Raytheon has announced that the National Oceanic and Atmospheric Administration (NOAA) has used six of the company’s Coyote unmanned aerial vehicles (UAVs) to track and model Hurricane Maria. Launched from a NOAA WP-3D Orion hurricane hunter aircraft, the Coyotes flew directly into the storm, giving researchers an unprecedented view of Maria from a safe distance.
Developed for the military, Coyote is a small, expendable UAV that can be air- or ground-launched into environments too dangerous for manned aircraft. The system can fly for more than an hour and up to 50 miles from its host aircraft.
“Raytheon technology is enabling hurricane hunters to understand storm behavior in new and better ways,” said Dr. Thomas Bussing, Raytheon vice president of Advanced Missile Systems. “Our expendable Coyote UAVs are delivering vital information about these potentially deadly storms—and that can help save lives.”
Navigating Maria’s winds of greater than 100 miles per hour, the Coyotes gathered and transmitted storm information directly to the National Hurricane Center. NOAA scientists are evaluating the data to better understand Hurricane Maria and other storms like it.
“NOAA is investing in these unmanned aircraft and other technologies to increase weather observations designed to improve the accuracy of our hurricane forecasts,” said Dr. Joe Cione, NOAA hurricane researcher and chief scientist for the Coyote program. “The Coyotes collected critical, continuous observations in the lower part of the hurricane, an area impossible to reach with manned aircraft.”
Researchers can also fly Coyotes throughout the storms, revisiting key locations inside hurricanes to obtain the most robust data possible.

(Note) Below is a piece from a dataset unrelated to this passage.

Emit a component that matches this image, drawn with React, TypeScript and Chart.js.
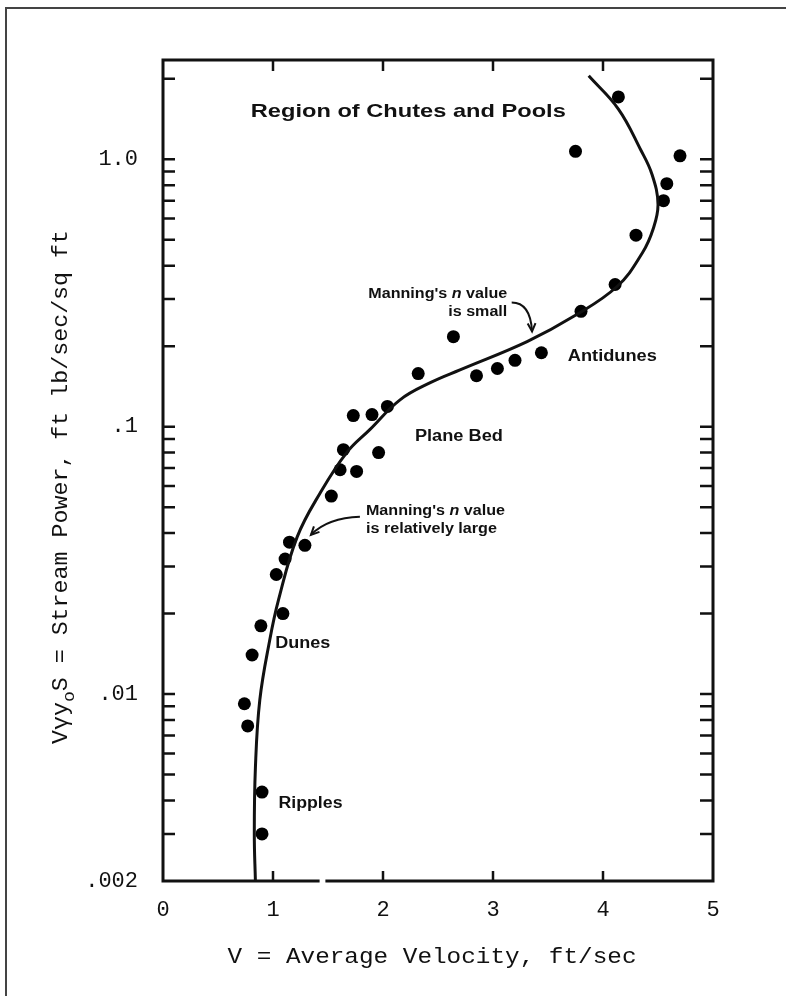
import React, { useEffect, useRef } from "react";
import { Chart, registerables } from "chart.js";

Chart.register(...registerables);

// ---- data ----
const obsVelocity = [4.14, 3.75, 4.70, 4.58, 4.55, 4.30, 4.11, 3.80, 2.64, 2.32, 2.85, 3.04, 3.20, 3.44, 1.73, 1.90, 2.04, 1.64, 1.96, 1.61, 1.76, 1.53, 1.15, 1.29, 1.11, 1.03, 1.09, 0.89, 0.81, 0.74, 0.77, 0.90, 0.90];
const obsPower = [1.71, 1.07, 1.03, 0.81, 0.70, 0.52, 0.34, 0.27, 0.217, 0.158, 0.155, 0.165, 0.177, 0.189, 0.110, 0.111, 0.119, 0.082, 0.080, 0.069, 0.068, 0.055, 0.037, 0.036, 0.032, 0.028, 0.020, 0.018, 0.014, 0.0092, 0.0076, 0.0043, 0.0030];

const curveVelocity = [0.84, 0.83, 0.84, 0.88, 0.97, 1.05, 1.22, 1.43, 1.67, 1.88, 2.155, 2.43, 2.70, 3.31, 3.73, 4.13, 4.36, 4.455, 4.50, 4.445, 4.34, 4.14, 3.87];
const curvePower = [0.002, 0.003, 0.0053, 0.0095, 0.0159, 0.0225, 0.0387, 0.0566, 0.080, 0.0975, 0.126, 0.146, 0.163, 0.208, 0.258, 0.335, 0.448, 0.547, 0.678, 0.879, 1.09, 1.54, 2.05];

const xRange = [0, 5];
const yRange = [0.002, 2.35];
const xTickValues = [0, 1, 2, 3, 4, 5];
const xInnerTicks = [1, 2, 3, 4];
const yLabeledTicks = [0.002, 0.01, 0.1, 1];
const yTickText = [".002", ".01", ".1", "1.0"];
const yMinorTicks = [
  0.003, 0.004, 0.005, 0.006, 0.007, 0.008, 0.009, 0.01,
  0.02, 0.03, 0.04, 0.05, 0.06, 0.07, 0.08, 0.09, 0.1,
  0.2, 0.3, 0.4, 0.5, 0.6, 0.7, 0.8, 0.9, 1, 2,
];
const axisBreak = [1.41, 1.49];

const xTitle = "V = Average Velocity, ft/sec";
const yTitleParts = ["V\u03B3y", "o", "S = Stream Power, ft lb/sec/sq ft"];

const regionText = ["Region of Chutes and Pools", "Antidunes", "Plane Bed", "Dunes", "Ripples"];
const regionV = [2.23, 3.68, 2.29, 1.02, 1.05];
const regionP = [1.50, 0.183, 0.0918, 0.0155, 0.0039];

const noteLine1 = ["Manning's ", "n", " value"];
const smallNoteLine2 = "is small";
const largeNoteLine2 = "is relatively large";
const smallNoteV = 3.13;
const smallNoteP = [0.312, 0.267];
const largeNoteV = 1.845;
const largeNoteP = [0.0485, 0.0415];
// arrows: start, control, end  (velocity, power)
const smallArrow = [[3.17, 0.291], [3.34, 0.291], [3.355, 0.227]];
const largeArrow = [[1.79, 0.046], [1.5, 0.0456], [1.345, 0.0394]];

const MONO = "'Liberation Mono', 'DejaVu Sans Mono', monospace";
const SANS = "'Liberation Sans', Arial, 'Noto Sans', sans-serif";
const INK = "#111";

type Seg = { text: string; font: string; dy?: number };

function drawRich(ctx: CanvasRenderingContext2D, segs: Seg[], x: number, y: number, width: number, align: "left" | "center" | "right") {
  ctx.save();
  let total = 0;
  const ws = segs.map((s) => {
    ctx.font = s.font;
    const w = ctx.measureText(s.text).width;
    total += w;
    return w;
  });
  const sx = width ? width / total : 1;
  ctx.translate(x, y);
  ctx.scale(sx, 1);
  let cx = align === "left" ? 0 : align === "center" ? -total / 2 : -total;
  ctx.textAlign = "left";
  ctx.textBaseline = "middle";
  ctx.fillStyle = INK;
  segs.forEach((s, i) => {
    ctx.font = s.font;
    ctx.fillText(s.text, cx, s.dy || 0);
    cx += ws[i];
  });
  ctx.restore();
}

function drawArrow(ctx: CanvasRenderingContext2D, pts: number[][]) {
  const [a, c, b] = pts;
  ctx.save();
  ctx.strokeStyle = INK;
  ctx.lineWidth = 2;
  ctx.beginPath();
  ctx.moveTo(a[0], a[1]);
  ctx.quadraticCurveTo(c[0], c[1], b[0], b[1]);
  ctx.stroke();
  const ang = Math.atan2(b[1] - c[1], b[0] - c[0]);
  const L = 9;
  ctx.beginPath();
  ctx.moveTo(b[0] - L * Math.cos(ang - 0.45), b[1] - L * Math.sin(ang - 0.45));
  ctx.lineTo(b[0], b[1]);
  ctx.lineTo(b[0] - L * Math.cos(ang + 0.45), b[1] - L * Math.sin(ang + 0.45));
  ctx.stroke();
  ctx.restore();
}

const decorPlugin = {
  id: "figureDecor",
  afterDraw(chart: any) {
    const ctx: CanvasRenderingContext2D = chart.ctx;
    const xs = chart.scales.x;
    const ys = chart.scales.y;
    const { left, right, top, bottom } = chart.chartArea;
    const px = (v: number) => xs.getPixelForValue(v);
    const py = (v: number) => ys.getPixelForValue(v);

    ctx.save();
    // outer frame of the figure
    ctx.strokeStyle = "#444";
    ctx.lineWidth = 2;
    ctx.beginPath();
    ctx.moveTo(6, chart.height);
    ctx.lineTo(6, 8);
    ctx.lineTo(chart.width, 8);
    ctx.stroke();

    // plot box
    ctx.strokeStyle = INK;
    ctx.lineWidth = 3;
    ctx.lineCap = "square";
    ctx.beginPath();
    ctx.moveTo(px(axisBreak[0]), bottom);
    ctx.lineTo(left, bottom);
    ctx.lineTo(left, top);
    ctx.lineTo(right, top);
    ctx.lineTo(right, bottom);
    ctx.lineTo(px(axisBreak[1]), bottom);
    ctx.stroke();

    // inward tick marks
    ctx.lineWidth = 2.5;
    ctx.lineCap = "butt";
    ctx.beginPath();
    yMinorTicks.forEach((v) => {
      const y = py(v);
      ctx.moveTo(left, y);
      ctx.lineTo(left + 12, y);
      ctx.moveTo(right - 13, y);
      ctx.lineTo(right, y);
    });
    xInnerTicks.forEach((v) => {
      const x = px(v);
      ctx.moveTo(x, bottom);
      ctx.lineTo(x, bottom - 10);
      ctx.moveTo(x, top);
      ctx.lineTo(x, top + 11);
    });
    ctx.stroke();
    ctx.restore();

    // axis titles
    drawRich(ctx, [{ text: xTitle, font: `22px ${MONO}` }], 432, 957, 409, "center");
    ctx.save();
    ctx.translate(61, 487);
    ctx.rotate(-Math.PI / 2);
    drawRich(
      ctx,
      [
        { text: yTitleParts[0], font: `22px ${MONO}` },
        { text: yTitleParts[1], font: `17px ${MONO}`, dy: 8 },
        { text: yTitleParts[2], font: `22px ${MONO}` },
      ],
      0,
      0,
      514,
      "center"
    );
    ctx.restore();

    // region labels
    const regionWidths = [315, 89, 88, 55, 64];
    regionText.forEach((t, i) => {
      const size = i === 0 ? 19 : 16;
      drawRich(ctx, [{ text: t, font: `bold ${size}px ${SANS}` }], px(regionV[i]), py(regionP[i]), regionWidths[i], i === 0 ? "center" : "left");
    });

    // Manning notes
    const l1 = (size: number): Seg[] => [
      { text: noteLine1[0], font: `bold ${size}px ${SANS}` },
      { text: noteLine1[1], font: `italic bold ${size}px ${SANS}` },
      { text: noteLine1[2], font: `bold ${size}px ${SANS}` },
    ];
    drawRich(ctx, l1(14), px(smallNoteV), py(smallNoteP[0]), 139, "right");
    drawRich(ctx, [{ text: smallNoteLine2, font: `bold 14px ${SANS}` }], px(smallNoteV), py(smallNoteP[1]), 59, "right");
    drawRich(ctx, l1(14), px(largeNoteV), py(largeNoteP[0]), 139, "left");
    drawRich(ctx, [{ text: largeNoteLine2, font: `bold 14px ${SANS}` }], px(largeNoteV), py(largeNoteP[1]), 131, "left");

    drawArrow(ctx, smallArrow.map((p) => [px(p[0]), py(p[1])]));
    drawArrow(ctx, largeArrow.map((p) => [px(p[0]), py(p[1])]));
  },
};

export default function App() {
  const canvasRef = useRef<HTMLCanvasElement | null>(null);

  useEffect(() => {
    const canvas = canvasRef.current;
    if (!canvas) return;
    const chart = new Chart(canvas, {
      type: "scatter",
      data: {
        datasets: [
          {
            label: "Trend",
            data: curveVelocity.map((v, i) => ({ x: v, y: curvePower[i] })),
            showLine: true,
            borderColor: INK,
            borderWidth: 3,
            pointRadius: 0,
            tension: 0.4,
            fill: false,
          },
          {
            label: "Observed",
            data: obsVelocity.map((v, i) => ({ x: v, y: obsPower[i] })),
            backgroundColor: "#000",
            borderWidth: 0,
            pointRadius: 6.5,
          },
        ],
      },
      plugins: [decorPlugin],
      options: {
        animation: false,
        responsive: false,
        devicePixelRatio: 1,
        layout: { padding: { left: 0, right: 73, top: 60, bottom: 0 } },
        plugins: { legend: { display: false }, tooltip: { enabled: false } },
        scales: {
          x: {
            type: "linear",
            min: xRange[0],
            max: xRange[1],
            bounds: "data",
            grid: { display: false },
            border: { display: false },
            afterFit: (s: any) => {
              s.height = 115;
            },
            afterBuildTicks: (s: any) => {
              s.ticks = xTickValues.map((v) => ({ value: v }));
            },
            ticks: {
              color: INK,
              padding: 8,
              font: { family: MONO, size: 22 },
              callback: (v: any) => String(v),
            },
          },
          y: {
            type: "logarithmic",
            min: yRange[0],
            max: yRange[1],
            bounds: "data",
            grid: { display: false },
            border: { display: false },
            afterFit: (s: any) => {
              s.width = 163;
            },
            afterBuildTicks: (s: any) => {
              s.ticks = yLabeledTicks.map((v) => ({ value: v }));
            },
            ticks: {
              color: INK,
              padding: 17,
              font: { family: MONO, size: 22 },
              callback: (_v: any, i: number) => yTickText[i],
            },
          },
        },
      },
    });
    return () => chart.destroy();
  }, []);

  return (
    <div style={{ position: "absolute", left: 0, top: 0, width: 786, height: 996, background: "#fff" }}>
      <canvas ref={canvasRef} width={786} height={996} />
    </div>
  );
}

The Coyote system is one of Raytheon’s family of high-tech weather forecasting technology, including the Visible Infrared Imaging Radiometer Suite instrument aboard NOAA’s Suomi NPP spacecraft, the common ground system for the Joint Polar Satellite System, and the Advanced Weather Interactive Processing System, a powerful forecast toolkit that helps meteorologists make sense of the massive amounts of weather data that modern sensors collect.